> **Information shown**:
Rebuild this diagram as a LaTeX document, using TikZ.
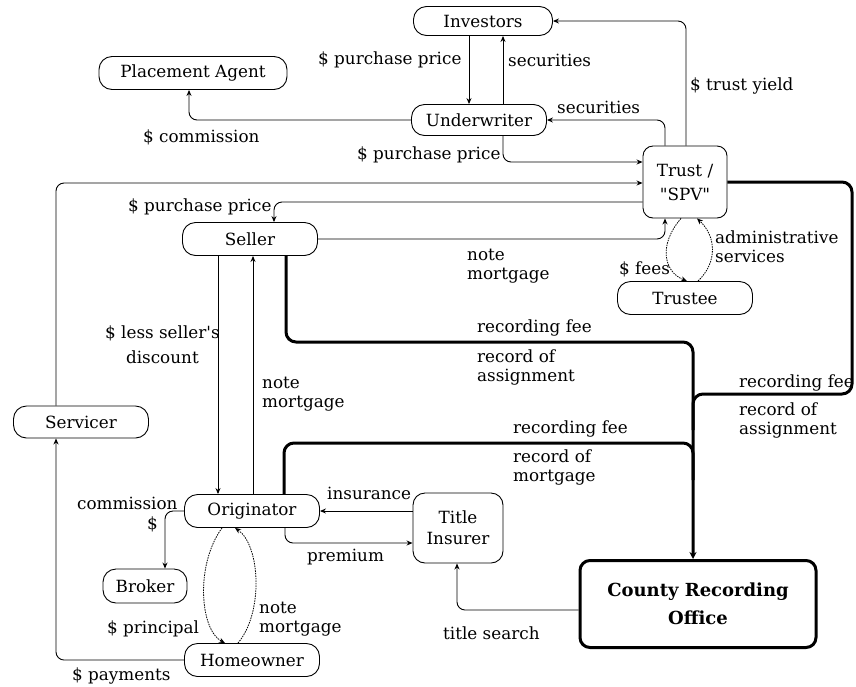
\documentclass[tikz,border=0pt]{standalone}
\usepackage{fontspec}
\newfontfamily\rawserif{DejaVu Serif}
\usetikzlibrary{arrows.meta}
\begin{document}
\begin{tikzpicture}[x=1pt,y=-1pt,
  txt/.style={font=\rawserif\fontsize{16.8}{19}\selectfont},
  box/.style={draw, line width=0.9pt, rounded corners=13pt, inner sep=0pt, txt, align=center},
  lbl/.style={txt, inner sep=0pt, anchor=west, align=left},
  con/.style={line width=0.9pt, rounded corners=8pt, -{Stealth[length=6pt,width=5pt]}},
  heavy/.style={line width=3pt, rounded corners=10pt},
  dcurve/.style={line width=0.8pt, dash pattern=on 1.5pt off 1pt, -{Stealth[length=6pt,width=5pt]}}
]
\useasboundingbox (0,0) rectangle (856,686);

% nodes
\node[box, minimum width=139, minimum height=29] (inv) at (483,21) {Investors};
\node[box, minimum width=135, minimum height=31] (und) at (479,120) {Underwriter};
\node[box, minimum width=188, minimum height=33] (pa) at (193,73) {Placement Agent};
\node[box, rounded corners=10pt, minimum width=84, minimum height=72, font=\rawserif\fontsize{16.8}{24}\selectfont] (trust) at (685,182) {Trust /\\"SPV"};
\node[box, minimum width=135, minimum height=33] (sel) at (250,239) {Seller};
\node[box, minimum width=135, minimum height=33] (tee) at (685,298) {Trustee};
\node[box, minimum width=135, minimum height=32] (srv) at (81,422) {Servicer};
\node[box, minimum width=135, minimum height=33] (org) at (252,511) {Originator};
\node[box, minimum width=84, minimum height=34] (brk) at (145,586) {Broker};
\node[box, minimum width=135, minimum height=33] (home) at (252,660) {Homeowner};
\node[box, rounded corners=12pt, minimum width=90, minimum height=70, font=\rawserif\fontsize{16.8}{21}\selectfont] (ti) at (458,528) {Title\\Insurer};
\node[box, line width=3pt, rounded corners=10pt, minimum width=236, minimum height=87,
      font=\rawserif\fontsize{18}{28}\selectfont\bfseries] (cro) at (698,604) {County Recording\\Office};

% thin connectors
\draw[con] (469,0 |- inv.south) -- (469,0 |- und.north);
\draw[con] (503,0 |- und.north) -- (503,0 |- inv.south);
\draw[con] (686,0 |- trust.north) |- (inv.east);
\draw[con] (665,0 |- trust.north) |- (und.east);
\draw[con] (503,0 |- und.south) |- (trust.west |- 0,162);
\draw[con] (und.west) -| (189,0 |- pa.south);
\draw[con] (56,0 |- srv.north) |- (trust.west |- 0,183);
\draw[con] (trust.west |- 0,202) -| (274,0 |- sel.north);
\draw[con] (sel.east) -| (665,0 |- trust.south);
\draw[con] (218,0 |- sel.south) -- (218,0 |- org.north);
\draw[con] (253,0 |- org.north) -- (253,0 |- sel.south);
\draw[con] (ti.west |- org.east) -- (org.east);
\draw[con] (285,0 |- org.south) |- (ti.west |- 0,543);
\draw[con] (org.west) -| (165,0 |- brk.north);
\draw[con] (home.west) -| (56,0 |- srv.south);
\draw[con] (cro.west |- 0,610) -| (457,0 |- ti.south);

% dashed loops
\draw[dcurve] (681,0 |- trust.south) .. controls (658,245) and (664,272) .. (687,0 |- tee.north);
\draw[dcurve] (698,0 |- tee.north) .. controls (718,262) and (716,236) .. (697,0 |- trust.south);
\draw[dcurve] (222,0 |- org.south) .. controls (195,565) and (200,630) .. (225,0 |- home.north);
\draw[dcurve] (238,0 |- home.north) .. controls (264,612) and (260,545) .. (235,0 |- org.south);

% heavy connectors
\draw[heavy, -{Stealth[length=7pt,width=7pt]}] (286,0 |- sel.south) |- (693,342) -- (693,0 |- cro.north);
\draw[heavy] (trust.east) -| (852,394) -- (693,394) -- (693,430);
\draw[heavy] (284,0 |- org.north) |- (693,443) -- (693,480);

% labels
\node[lbl] at (318,60) {\$ purchase price};
\node[lbl] at (508,60) {securities};
\node[lbl] at (690,86) {\$ trust yield};
\node[lbl] at (557,107) {securities};
\node[lbl] at (357,155) {\$ purchase price};
\node[lbl] at (143,137) {\$ commission};
\node[lbl] at (128,207) {\$ purchase price};
\node[lbl] at (467,266) {note\\mortgage};
\node[lbl] at (619,269) {\$ fees};
\node[lbl] at (715,247) {administrative\\services};
\node[lbl] at (477,328) {recording fee};
\node[lbl] at (477,367) {record of\\assignment};
\node[lbl] at (739,383) {recording fee};
\node[lbl] at (739,420) {record of\\assignment};
\node[lbl] at (513,429) {recording fee};
\node[lbl] at (513,467) {record of\\mortgage};
\node[lbl, align=center, font=\rawserif\fontsize{16.8}{25}\selectfont] at (105,345) {\$ less seller's\\discount};
\node[lbl] at (262,394) {note\\mortgage};
\node[lbl] at (327,493) {insurance};
\node[lbl] at (77,503) {commission};
\node[lbl] at (147,524) {\$};
\node[lbl] at (307,557) {premium};
\node[lbl] at (107,629) {\$ principal};
\node[lbl] at (259,619) {note\\mortgage};
\node[lbl] at (72,676) {\$ payments};
\node[lbl] at (443,633) {title search};
\end{tikzpicture}
\end{document}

> **Objective**:
Your task is to reproduce exactly the lines from the start of the data above through the line containing "(0,0) rectangle (856,686);", leaving every picture out.

> **Correct answer**:
Rebuild this diagram as a LaTeX document, using TikZ.
\documentclass[tikz,border=0pt]{standalone}
\usepackage{fontspec}
\newfontfamily\rawserif{DejaVu Serif}
\usetikzlibrary{arrows.meta}
\begin{document}
\begin{tikzpicture}[x=1pt,y=-1pt,
  txt/.style={font=\rawserif\fontsize{16.8}{19}\selectfont},
  box/.style={draw, line width=0.9pt, rounded corners=13pt, inner sep=0pt, txt, align=center},
  lbl/.style={txt, inner sep=0pt, anchor=west, align=left},
  con/.style={line width=0.9pt, rounded corners=8pt, -{Stealth[length=6pt,width=5pt]}},
  heavy/.style={line width=3pt, rounded corners=10pt},
  dcurve/.style={line width=0.8pt, dash pattern=on 1.5pt off 1pt, -{Stealth[length=6pt,width=5pt]}}
]
\useasboundingbox (0,0) rectangle (856,686);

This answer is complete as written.